High immigration is a three-fer for companies and investors; It reduces payroll costs for companies, and also provides them with a huge inflow of customers, many of whom rely on taxpayer-funded welfare to maintain a decent living standard. In turn, those economic benefits spike the shareholder value of companies on Wall Street. 

The new profit-boosting push is being led by business groups that are eager to trade favors with the Democratic Party. They include former New York Mayor Michael Bloomberg, who cuts his white-collar salary costs by importing white-collar temporary workers and who was invited to speak at the Democrats’ convention in Philadelphia.

The companies in the new push include Intel, Google, Microsoft, the immigration lawyers’ trade association, any many companies in several trade associations, including the U.S. Chamber of Commerce. The push is being led by John Feinblatt, Bloomberg’s chief advisor for policy and strategic planning.

Feinblatt declined to take questions from Breitbart News.

So far, Bloomberg’s new campaign echoes prior campaigns since 2006. Under that strategy, Democratic politicians ally with business groups to lobby and pressure GOP legislators to back an amnesty, to increase immigration and to admit greater annual flow of guest workers.

The strategy failed in 2006, 2007, 2013 and 2014 because of strong opposition from voters — despite intense efforts by business and media groups to hide intense public opposition to the open-door population policy. The business groups spent at least $1.5 billion pushing for the nation-changing policy.

Some GOP politicians have opposed the proposed amnesties, while many others wavered between pressure from voters and tough pressure from local business interests in the agriculture, university, retail and industrial sectors. For example, in 2013, House Speaker John Boehner quietly stalled action on the Senate-approved amnesty, allowing time for GOP primary voters to block the bill by defeating the GOP’s Majority Leader, Rep. Eric Cantor in his June, 2014 primary

However, many GOP politicians , staff aides and lobbyists oppose curbs on immigration. For example, the current House Speaker, Rep. Paul Ryan, supports a radical measure that would have allowed business groups to freely hire Americans who ask for higher wages, and he changed a law in 2015 to allow many additional blue-collar workers to be be imported each year. 

Nassif’s confession matches the lessons learned from change to labor and immigration law made by Arizona, as described in a 2015 study by Moody’s Analytics, a Wall Street investment firm.

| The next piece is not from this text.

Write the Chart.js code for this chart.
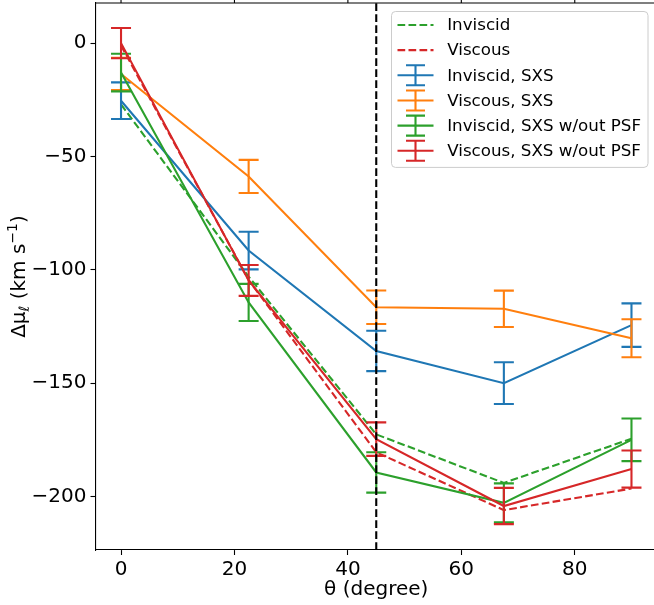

Arizona’s labor and immigration reforms began in 2004, and the state’s population of roughly 450,000 illegals gradually dropped by roughly 180,000 people from 2007 to 2012, the WSJ reported in February.

Because of the 40 percent drop in illegal labor, the wages earned by Americans rose significantly, said the analysis by Moody’s Analytics. According to the Wall Street Journal:

The median income of low-skilled whites who did manage to get jobs rose about 6% during that period, the economists estimate … wages rose about 15% for Arizona farmworkers and about 10% for construction between 2010 and 2014 … Some employers say their need for workers has increased since then, leading them to boost wages more rapidly and crimping their ability to expand … graduates [at a federal job-training center] now often mull two or three jobs offers from construction firms and occasionally start at $14.65 an hour instead of $10 …  At DTR Landscape Development LLC, the firm’s president, Dick Roberts, says he has increased his starting wage by 60% to $14.50 an hour because he is having trouble finding reliable workers.

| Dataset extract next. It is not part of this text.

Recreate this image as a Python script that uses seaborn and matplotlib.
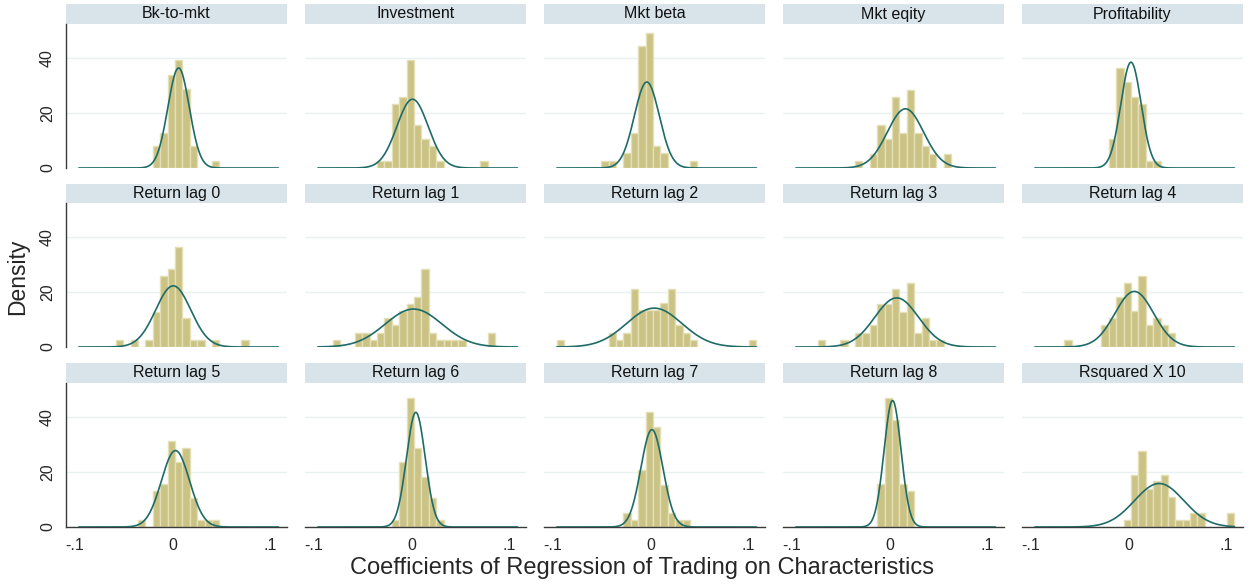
import numpy as np
import pandas as pd
import seaborn as sns
import matplotlib.pyplot as plt

# panel titles, in reading order
titles = ["Bk-to-mkt", "Investment", "Mkt beta", "Mkt eqity", "Profitability",
          "Return lag 0", "Return lag 1", "Return lag 2", "Return lag 3", "Return lag 4",
          "Return lag 5", "Return lag 6", "Return lag 7", "Return lag 8", "Rsquared X 10"]

# common histogram bins (27 bins over the pooled data range)
bin_lo, bin_hi, n_bins = -0.0958, 0.1087, 27

# bar heights (density) per bin
bk_to_mkt     = [0, 0, 0, 0, 0, 0, 0, 0, 0, 0, 8.0, 12.8, 33.6, 39.0, 28.5, 8.0, 0, 0, 2.7, 0, 0, 0, 0, 0, 0, 0, 0]
investment    = [0, 0, 0, 0, 0, 0, 0, 0, 2.7, 2.7, 23.3, 25.9, 39.0, 15.5, 10.4, 7.9, 2.7, 0, 0, 0, 0, 0, 2.7, 0, 0, 0, 0]
mkt_beta      = [0, 0, 0, 0, 0, 0, 2.7, 2.7, 0, 5.3, 12.8, 44.1, 49.1, 7.9, 5.3, 0, 0, 0, 2.7, 0, 0, 0, 0, 0, 0, 0, 0]
mkt_eqity     = [0, 0, 0, 0, 0, 0, 0, 0, 2.7, 0, 5.2, 15.5, 10.4, 25.9, 12.8, 28.4, 12.8, 7.9, 5.2, 0, 5.2, 0, 0, 0, 0, 0, 0]
profitability = [0, 0, 0, 0, 0, 0, 0, 0, 0, 0, 10.4, 36.4, 31.1, 25.9, 23.3, 2.7, 2.7, 0, 0, 0, 0, 0, 0, 0, 0, 0, 0]
ret_lag0      = [0, 0, 0, 0, 0, 2.7, 0, 2.7, 0, 2.7, 12.8, 25.9, 28.4, 36.4, 10.4, 2.7, 2.7, 0, 2.7, 0, 0, 0, 2.7, 0, 0, 0, 0]
ret_lag1      = [0, 0, 2.7, 0, 0, 5.2, 5.2, 2.7, 5.2, 10.4, 7.9, 12.9, 15.5, 18.2, 28.4, 5.2, 2.7, 2.7, 2.7, 2.7, 0, 0, 0, 5.2, 0, 0, 0]
ret_lag2      = [2.7, 0, 0, 0, 0, 0, 0, 5.2, 2.7, 5.2, 21.1, 13.3, 13.3, 13.3, 15.8, 21.1, 7.9, 5.2, 2.7, 0, 0, 0, 0, 0, 0, 0, 2.7]
ret_lag3      = [0, 0, 0, 2.7, 0, 0, 2.7, 0, 5.2, 5.2, 7.9, 15.5, 15.5, 20.9, 12.8, 23.3, 5.2, 10.4, 2.7, 2.7, 0, 0, 0, 0, 0, 0, 0]
ret_lag4      = [0, 0, 0, 0, 2.7, 0, 0, 0, 0, 7.9, 10.4, 18.2, 23.3, 12.9, 25.9, 7.9, 10.4, 7.9, 5.2, 0, 0, 0, 0, 0, 0, 0, 0]
ret_lag5      = [0, 0, 0, 0, 0, 0, 0, 0, 2.7, 0, 13.0, 15.5, 31.2, 23.4, 28.6, 10.5, 2.7, 2.7, 2.7, 0, 0, 0, 0, 0, 0, 0, 0]
ret_lag6      = [0, 0, 0, 0, 0, 0, 0, 0, 0, 0, 2.7, 23.5, 46.7, 28.6, 18.2, 10.5, 2.7, 0, 0, 0, 0, 0, 0, 0, 0, 0, 0]
ret_lag7      = [0, 0, 0, 0, 0, 0, 0, 0, 0, 5.2, 2.7, 20.6, 41.6, 36.1, 15.4, 5.2, 2.7, 2.7, 0, 0, 0, 0, 0, 0, 0, 0, 0]
ret_lag8      = [0, 0, 0, 0, 0, 0, 0, 0, 0, 0, 0, 15.5, 46.9, 38.8, 15.5, 13.0, 0, 0, 0, 0, 0, 0, 0, 0, 0, 0, 0]
rsq_x10       = [0, 0, 0, 0, 0, 0, 0, 0, 0, 0, 0, 0, 2.7, 19.0, 27.5, 13.6, 16.5, 19.0, 11.0, 2.7, 2.7, 5.2, 5.2, 0, 0, 0, 5.2]

heights = [bk_to_mkt, investment, mkt_beta, mkt_eqity, profitability,
           ret_lag0, ret_lag1, ret_lag2, ret_lag3, ret_lag4,
           ret_lag5, ret_lag6, ret_lag7, ret_lag8, rsq_x10]

# normal overlay: mean and sd for each panel
means = [0.0064, 0.0012, -0.0036, 0.0165, 0.0027,
         0.0009, 0.0023, 0.0040, 0.0075, 0.0061,
         0.0032, 0.0046, 0.0016, 0.0033, 0.0316]
sds = [0.0110, 0.0160, 0.0128, 0.0186, 0.0104,
       0.0180, 0.0290, 0.0283, 0.0224, 0.0198,
       0.0144, 0.0096, 0.0113, 0.0087, 0.0253]

bar_color = "#CBC385"
bar_edge = "#E4DFB4"
curve_color = "#1E6B68"
strip_color = "#D8E4EA"
grid_color = "#E9F1F3"
axis_color = "#3A3A3A"

sns.set_style("white")
plt.rcParams['font.family'] = ['Liberation Sans', 'DejaVu Sans']

W, H = 1251, 586
fig = plt.figure(figsize=(W / 100, H / 100), dpi=100)

col_left = [66, 305, 544, 783, 1022]
col_w = 221
strip_top = [4, 184, 363]
strip_bot = [24, 203, 383]
baseline = [168, 347, 527]

edges = np.linspace(bin_lo, bin_hi, n_bins + 1)
centers = (edges[:-1] + edges[1:]) / 2
xs = np.linspace(bin_lo, bin_hi, 400)

for i, title in enumerate(titles):
    r, c = divmod(i, 5)
    # strip
    sax = fig.add_axes([col_left[c] / W, 1 - strip_bot[r] / H, col_w / W, (strip_bot[r] - strip_top[r]) / H])
    sax.set_facecolor(strip_color)
    sax.set_xticks([])
    sax.set_yticks([])
    for s in sax.spines.values():
        s.set_visible(False)
    sax.text(0.5, 0.5, title, ha="center", va="center", fontsize=11.5, color="#111111")

    ax = fig.add_axes([col_left[c] / W, 1 - baseline[r] / H, col_w / W, (baseline[r] - strip_bot[r]) / H])
    df = pd.DataFrame({"x": centers, "h": heights[i]})
    sns.histplot(data=df, x="x", weights="h", bins=n_bins, binrange=(bin_lo, bin_hi), stat="count", ax=ax,
                 color=bar_color, edgecolor=bar_edge, linewidth=1, alpha=1, zorder=2)
    for p in ax.patches:
        if p.get_height() == 0:
            p.set_visible(False)
    dens = np.exp(-0.5 * ((xs - means[i]) / sds[i]) ** 2) / (sds[i] * np.sqrt(2 * np.pi))
    sns.lineplot(x=xs, y=dens, ax=ax, color=curve_color, linewidth=1.2, zorder=3)

    ax.set_xlim(-0.109, 0.1175)
    ax.set_ylim(0, 52.2)
    ax.set_yticks([0, 20, 40])
    ax.set_xticks([-0.1, 0, 0.1])
    ax.grid(axis="y", color=grid_color, linewidth=1, zorder=0)
    ax.set_axisbelow(True)
    ax.set_xlabel("")
    ax.set_ylabel("")
    for s in ax.spines.values():
        s.set_visible(False)
    ax.tick_params(length=0)

    if c == 0:
        ax.spines["left"].set_visible(True)
        ax.spines["left"].set_color(axis_color)
        ax.spines["left"].set_linewidth(1)
        ax.tick_params(axis="y", length=5, width=1, color=axis_color, pad=3, labelsize=11.5)
        ax.set_yticklabels(["0", "20", "40"], rotation=90, va="center")
    else:
        ax.set_yticklabels([])
    if r == 2:
        ax.spines["bottom"].set_visible(True)
        ax.spines["bottom"].set_color(axis_color)
        ax.spines["bottom"].set_linewidth(1)
        ax.tick_params(axis="x", length=5, width=1, color=axis_color, pad=3, labelsize=11.5)
        ax.set_xticklabels(["-.1", "0", ".1"])
    else:
        ax.set_xticklabels([])

fig.text(18 / W, 1 - 277 / H, "Density", rotation=90, ha="center", va="center", fontsize=16.5)
fig.text(642 / W, 1 - 568 / H, "Coefficients of Regression of Trading on Characteristics",
         ha="center", va="center", fontsize=17)

fig.savefig("out.png", dpi=100, facecolor="white")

The departure of foreign migrants also cut the state government’s welfare costs by roughly $430 million per year, the WSJ reported.

The number of students enrolled in intensive English courses in Arizona public schools fell from 150,000 in 2008 to 70,000 in 2012 and has remained constant since. Schooling 80,000 fewer students would save the state roughly $350 million a year, by one measure … annual emergency-room spending on noncitizens fell 37% to $106 million, from $167 million. And between 2010 and 2014, the annual cost to state prisons of incarcerating noncitizens convicted of felonies fell 11% to $180 million, from $202 million.

Housing costs also dropped, making it much easier for better-paid young Americans to marry, have children and launch themselves into a middle-class life. That’s likely a long-term boon for the local GOP, because family homeowners are much more likely to vote GOP.

“It was like, ‘Where did everybody go?’ ” says Teresa Acuna, a Phoenix real-estate agent who works in Latino neighborhoods. Real-estate agent Patti Gorski says her sales records show that prices of homes owned by Spanish-speaking customers fell by 63% between 2007 and 2010, compared with a 44% drop for English-speaking customers, a difference she attributes partly to financial pressure on owners who had been renting homes to immigrants who departed.

The rising wages and loss of cheap labor also forced local companies to invent or buy new machinery that will boost productivity and allow farms to beat their low-wage, labor-intensive, foreign competition.

After Arizona passed a series of tough anti-immigration laws, Rob Knorr couldn’t find enough Mexican field hands to pick his jalapeño peppers. He sharply reduced his acreage and invested $2 million developing a machine to remove pepper stems. His goal was to cut the number of laborers he needed by 90% and to hire higher-paid U.S. machinists instead …

He says mechanization is his future. He continues to pour time and money into a laser-guided device to remove stems from peppers, which pickers now do by hand in the field. Another farmer in the area developed a mechanical carrot harvester.

Mr. Knorr says he is willing to pay $20 an hour to operators of harvesters and other machines, compared with about $13 an hour for field hands. He says he can hire skilled machinists at community colleges, so he can rely less on migrant labor.

However, Trump’s innovative labor-force reforms are being fought tooth-and-nail by establishment business groups that profit from the inflow of additional workers and consumers.